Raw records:
■ ■ ■

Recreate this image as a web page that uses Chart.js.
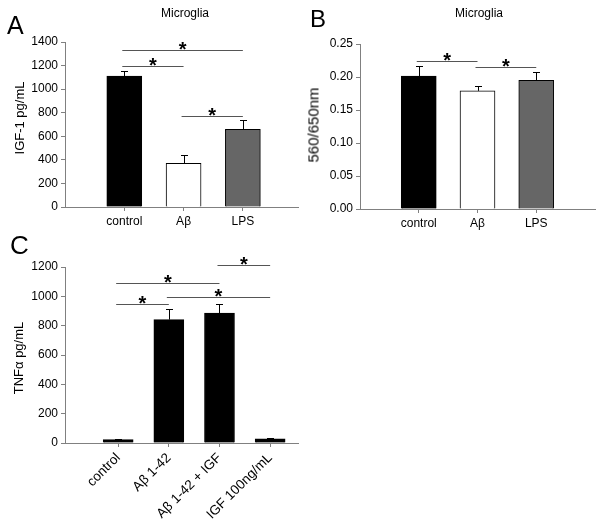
<!DOCTYPE html>
<html>
<head>
<meta charset="utf-8">
<script src="https://cdn.jsdelivr.net/npm/chart.js@4.4.1/dist/chart.umd.min.js"></script>
<style>
  body { margin: 0; background: #fff; font-family: Arial, "Liberation Sans", sans-serif; }
  #wrap { position: relative; width: 601px; height: 519px; overflow: hidden; }
  canvas { position: absolute; }
  .txt { position: absolute; color: #000; white-space: nowrap; line-height: 1; }
  .ytitle { position: absolute; color: #000; white-space: nowrap; line-height: 1; transform: translate(-50%, -50%) rotate(-90deg); }
</style>
</head>
<body>
<div id="wrap">
  <canvas id="chartA" width="300" height="250" style="left:0;top:0"></canvas>
  <canvas id="chartB" width="301" height="250" style="left:300px;top:0"></canvas>
  <canvas id="chartC" width="300" height="269" style="left:0;top:250px"></canvas>

  <div class="txt" style="left:7px;top:13px;font-size:25px">A</div>
  <div class="txt" style="left:310px;top:7px;font-size:24px">B</div>
  <div class="txt" style="left:10px;top:232px;font-size:26px">C</div>

  <div class="txt" style="left:185px;top:7px;font-size:12px;transform:translateX(-50%)">Microglia</div>
  <div class="txt" style="left:479px;top:7px;font-size:12px;transform:translateX(-50%)">Microglia</div>

  <div class="ytitle" style="left:19px;top:118px;font-size:13px">IGF-1 pg/mL</div>
  <div class="ytitle" style="left:313px;top:125px;font-size:15px">560/650nm</div>
  <div class="ytitle" style="left:18px;top:358px;font-size:13px">TNFα pg/mL</div>
</div>

<script>
// panel A / B categories
const cellTypes = ["control", "Aβ", "LPS"];
// A: IGF-1 (pg/mL), mean and upper error
const igf = [1111, 371, 659];
const igfErr = [45, 70, 79];
// B: 560/650nm ratio
const ratio = [0.2015, 0.179, 0.195];
const ratioErr = [0.0145, 0.008, 0.012];
// C: TNF-alpha (pg/mL)
const treatments = ["control", "Aβ 1-42", "Aβ 1-42 + IGF", "IGF 100ng/mL"];
const tnf = [23, 841, 886, 29];
const tnfErr = [6, 73, 64, 8];

// significance brackets: [from category, to category, height]
const sigA = [[1, 3, 1332], [1, 2, 1196], [2, 3, 772]];
const sigB = [[1, 2, 0.2247], [2, 3, 0.215]];
const sigC = [[1, 3, 1091], [1, 2, 948], [2, 4, 995], [3, 4, 1211]];

const FONT = "Arial, 'Liberation Sans', sans-serif";
const AXIS = "#808080";

// error whiskers + significance lines with stars
const extras = {
  id: "extras",
  afterDatasetsDraw(chart, args, opts) {
    const ctx = chart.ctx;
    const x = chart.scales.x, y = chart.scales.y;
    const pts = chart.data.datasets[0].data;
    ctx.save();
    ctx.lineWidth = 1;
    ctx.strokeStyle = "#000";
    opts.err.forEach((e, i) => {
      const px = Math.round(x.getPixelForValue(pts[i].x)) + 0.5;
      const top = y.getPixelForValue(pts[i].y);
      const end = Math.round(y.getPixelForValue(pts[i].y + e)) + 0.5;
      ctx.beginPath();
      ctx.moveTo(px, top);
      ctx.lineTo(px, end);
      ctx.moveTo(px - 3.5, end);
      ctx.lineTo(px + 3.5, end);
      ctx.stroke();
    });
    ctx.strokeStyle = "#555";
    ctx.fillStyle = "#000";
    ctx.font = "bold 20px " + FONT;
    ctx.textAlign = "center";
    ctx.textBaseline = "alphabetic";
    opts.sig.forEach(([a, b, v]) => {
      const x1 = x.getPixelForValue(a) - 2;
      const x2 = x.getPixelForValue(b);
      const py = Math.round(y.getPixelForValue(v)) + 0.5;
      ctx.beginPath();
      ctx.moveTo(x1, py);
      ctx.lineTo(x2, py);
      ctx.stroke();
      ctx.fillText("*", (x1 + x2) / 2, py + 5);
    });
    ctx.restore();
  }
};

function makeChart(id, cats, vals, err, sig, colors, cfg) {
  return new Chart(document.getElementById(id), {
    type: "bar",
    data: {
      datasets: [{
        data: vals.map((v, i) => ({ x: i + 1, y: v })),
        backgroundColor: colors,
        borderColor: "#000",
        borderWidth: 1,
        barThickness: cfg.barW
      }]
    },
    options: {
      responsive: false,
      devicePixelRatio: 1,
      animation: false,
      layout: { padding: cfg.pad },
      plugins: {
        legend: { display: false },
        tooltip: { enabled: false },
        extras: { err: err, sig: sig }
      },
      scales: {
        x: {
          type: "linear",
          offset: false,
          min: cfg.xMin,
          max: cfg.xMax,
          afterBuildTicks: s => { s.ticks = cats.map((c, i) => ({ value: i + 1 })); },
          afterFit: s => { s.height = cfg.xH; },
          ticks: {
            callback: v => cats[v - 1],
            color: "#000",
            font: { family: FONT, size: cfg.xFont },
            padding: 3,
            minRotation: cfg.rot,
            maxRotation: cfg.rot,
            autoSkip: false
          },
          grid: { display: true, offset: false, drawOnChartArea: false, drawTicks: true, tickLength: 4, color: AXIS },
          border: { display: true, color: AXIS }
        },
        y: {
          min: 0,
          max: cfg.yMax,
          afterFit: s => { s.width = cfg.yW; },
          ticks: {
            stepSize: cfg.step,
            color: "#000",
            font: { family: FONT, size: 12 },
            padding: 3,
            callback: v => cfg.fmt(v)
          },
          grid: { display: true, drawOnChartArea: false, drawTicks: true, tickLength: 4, color: AXIS },
          border: { display: true, color: AXIS }
        }
      }
    },
    plugins: [extras]
  });
}

makeChart("chartA", cellTypes, igf, igfErr, sigA, ["#000", "#fff", "#666"], {
  barW: 35, pad: { top: 42, right: 2, left: 0, bottom: 0 },
  xMin: 0, xMax: 3.93, xH: 43, xFont: 12, rot: 0,
  yMax: 1400, step: 200, yW: 65, fmt: v => String(v)
});

makeChart("chartB", cellTypes, ratio, ratioErr, sigB, ["#000", "#fff", "#666"], {
  barW: 35, pad: { top: 44, right: 6, left: 0, bottom: 0 },
  xMin: 0, xMax: 4, xH: 41, xFont: 12, rot: 0,
  yMax: 0.25, step: 0.05, yW: 60, fmt: v => v.toFixed(2)
});

makeChart("chartC", treatments, tnf, tnfErr, sigC, ["#000", "#000", "#000", "#000"], {
  barW: 30, pad: { top: 17, right: 2, left: 0, bottom: 0 },
  xMin: -0.05, xMax: 4.55, xH: 76, xFont: 13.5, rot: 45,
  yMax: 1200, step: 200, yW: 65, fmt: v => String(v)
});
</script>
</body>
</html>
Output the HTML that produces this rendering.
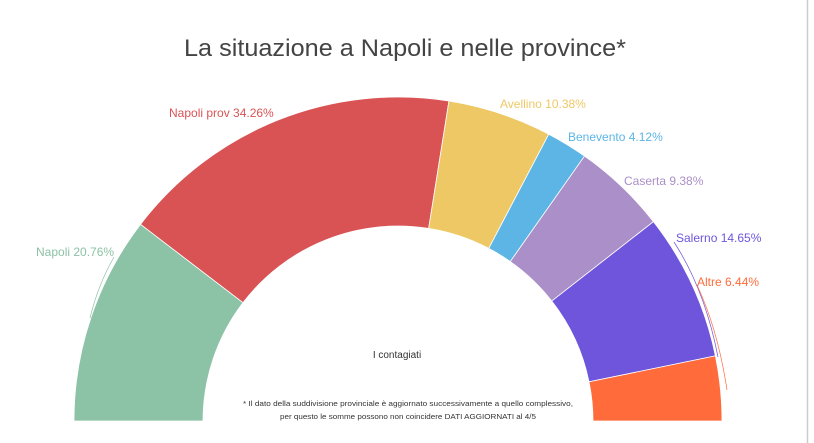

■ ■ ■

■ STATED EXERCISE
Reproduce each entry precisely, dropping only the pictures.

■ EXERCISE RESULT
Recreate this image as a web page that uses Chart.js.
<!DOCTYPE html>
<html>
<head>
<meta charset="utf-8">
<script src="https://cdn.jsdelivr.net/npm/chart.js@4.4.1/dist/chart.umd.min.js"></script>
<style>
  body { margin: 0; background: #fff; font-family: Arial, "Liberation Sans", sans-serif; }
  #wrap { position: relative; width: 601px; height: 519px; overflow: hidden; }
  canvas { position: absolute; }
  .txt { position: absolute; color: #000; white-space: nowrap; line-height: 1; }
  .ytitle { position: absolute; color: #000; white-space: nowrap; line-height: 1; transform: translate(-50%, -50%) rotate(-90deg); }
</style>
</head>
<body>
<div id="wrap">
  <canvas id="chartA" width="300" height="250" style="left:0;top:0"></canvas>
  <canvas id="chartB" width="301" height="250" style="left:300px;top:0"></canvas>
  <canvas id="chartC" width="300" height="269" style="left:0;top:250px"></canvas>

  <div class="txt" style="left:7px;top:13px;font-size:25px">A</div>
  <div class="txt" style="left:310px;top:7px;font-size:24px">B</div>
  <div class="txt" style="left:10px;top:232px;font-size:26px">C</div>

  <div class="txt" style="left:185px;top:7px;font-size:12px;transform:translateX(-50%)">Microglia</div>
  <div class="txt" style="left:479px;top:7px;font-size:12px;transform:translateX(-50%)">Microglia</div>

  <div class="ytitle" style="left:19px;top:118px;font-size:13px">IGF-1 pg/mL</div>
  <div class="ytitle" style="left:313px;top:125px;font-size:15px">560/650nm</div>
  <div class="ytitle" style="left:18px;top:358px;font-size:13px">TNFα pg/mL</div>
</div>

<script>
// panel A / B categories
const cellTypes = ["control", "Aβ", "LPS"];
// A: IGF-1 (pg/mL), mean and upper error
const igf = [1111, 371, 659];
const igfErr = [45, 70, 79];
// B: 560/650nm ratio
const ratio = [0.2015, 0.179, 0.195];
const ratioErr = [0.0145, 0.008, 0.012];
// C: TNF-alpha (pg/mL)
const treatments = ["control", "Aβ 1-42", "Aβ 1-42 + IGF", "IGF 100ng/mL"];
const tnf = [23, 841, 886, 29];
const tnfErr = [6, 73, 64, 8];

// significance brackets: [from category, to category, height]
const sigA = [[1, 3, 1332], [1, 2, 1196], [2, 3, 772]];
const sigB = [[1, 2, 0.2247], [2, 3, 0.215]];
const sigC = [[1, 3, 1091], [1, 2, 948], [2, 4, 995], [3, 4, 1211]];

const FONT = "Arial, 'Liberation Sans', sans-serif";
const AXIS = "#808080";

// error whiskers + significance lines with stars
const extras = {
  id: "extras",
  afterDatasetsDraw(chart, args, opts) {
    const ctx = chart.ctx;
    const x = chart.scales.x, y = chart.scales.y;
    const pts = chart.data.datasets[0].data;
    ctx.save();
    ctx.lineWidth = 1;
    ctx.strokeStyle = "#000";
    opts.err.forEach((e, i) => {
      const px = Math.round(x.getPixelForValue(pts[i].x)) + 0.5;
      const top = y.getPixelForValue(pts[i].y);
      const end = Math.round(y.getPixelForValue(pts[i].y + e)) + 0.5;
      ctx.beginPath();
      ctx.moveTo(px, top);
      ctx.lineTo(px, end);
      ctx.moveTo(px - 3.5, end);
      ctx.lineTo(px + 3.5, end);
      ctx.stroke();
    });
    ctx.strokeStyle = "#555";
    ctx.fillStyle = "#000";
    ctx.font = "bold 20px " + FONT;
    ctx.textAlign = "center";
    ctx.textBaseline = "alphabetic";
    opts.sig.forEach(([a, b, v]) => {
      const x1 = x.getPixelForValue(a) - 2;
      const x2 = x.getPixelForValue(b);
      const py = Math.round(y.getPixelForValue(v)) + 0.5;
      ctx.beginPath();
      ctx.moveTo(x1, py);
      ctx.lineTo(x2, py);
      ctx.stroke();
      ctx.fillText("*", (x1 + x2) / 2, py + 5);
    });
    ctx.restore();
  }
};

function makeChart(id, cats, vals, err, sig, colors, cfg) {
  return new Chart(document.getElementById(id), {
    type: "bar",
    data: {
      datasets: [{
        data: vals.map((v, i) => ({ x: i + 1, y: v })),
        backgroundColor: colors,
        borderColor: "#000",
        borderWidth: 1,
        barThickness: cfg.barW
      }]
    },
    options: {
      responsive: false,
      devicePixelRatio: 1,
      animation: false,
      layout: { padding: cfg.pad },
      plugins: {
        legend: { display: false },
        tooltip: { enabled: false },
        extras: { err: err, sig: sig }
      },
      scales: {
        x: {
          type: "linear",
          offset: false,
          min: cfg.xMin,
          max: cfg.xMax,
          afterBuildTicks: s => { s.ticks = cats.map((c, i) => ({ value: i + 1 })); },
          afterFit: s => { s.height = cfg.xH; },
          ticks: {
            callback: v => cats[v - 1],
            color: "#000",
            font: { family: FONT, size: cfg.xFont },
            padding: 3,
            minRotation: cfg.rot,
            maxRotation: cfg.rot,
            autoSkip: false
          },
          grid: { display: true, offset: false, drawOnChartArea: false, drawTicks: true, tickLength: 4, color: AXIS },
          border: { display: true, color: AXIS }
        },
        y: {
          min: 0,
          max: cfg.yMax,
          afterFit: s => { s.width = cfg.yW; },
          ticks: {
            stepSize: cfg.step,
            color: "#000",
            font: { family: FONT, size: 12 },
            padding: 3,
            callback: v => cfg.fmt(v)
          },
          grid: { display: true, drawOnChartArea: false, drawTicks: true, tickLength: 4, color: AXIS },
          border: { display: true, color: AXIS }
        }
      }
    },
    plugins: [extras]
  });
}

makeChart("chartA", cellTypes, igf, igfErr, sigA, ["#000", "#fff", "#666"], {
  barW: 35, pad: { top: 42, right: 2, left: 0, bottom: 0 },
  xMin: 0, xMax: 3.93, xH: 43, xFont: 12, rot: 0,
  yMax: 1400, step: 200, yW: 65, fmt: v => String(v)
});

makeChart("chartB", cellTypes, ratio, ratioErr, sigB, ["#000", "#fff", "#666"], {
  barW: 35, pad: { top: 44, right: 6, left: 0, bottom: 0 },
  xMin: 0, xMax: 4, xH: 41, xFont: 12, rot: 0,
  yMax: 0.25, step: 0.05, yW: 60, fmt: v => v.toFixed(2)
});

makeChart("chartC", treatments, tnf, tnfErr, sigC, ["#000", "#000", "#000", "#000"], {
  barW: 30, pad: { top: 17, right: 2, left: 0, bottom: 0 },
  xMin: -0.05, xMax: 4.55, xH: 76, xFont: 13.5, rot: 45,
  yMax: 1200, step: 200, yW: 65, fmt: v => String(v)
});
</script>
</body>
</html>
Output the HTML that produces this rendering.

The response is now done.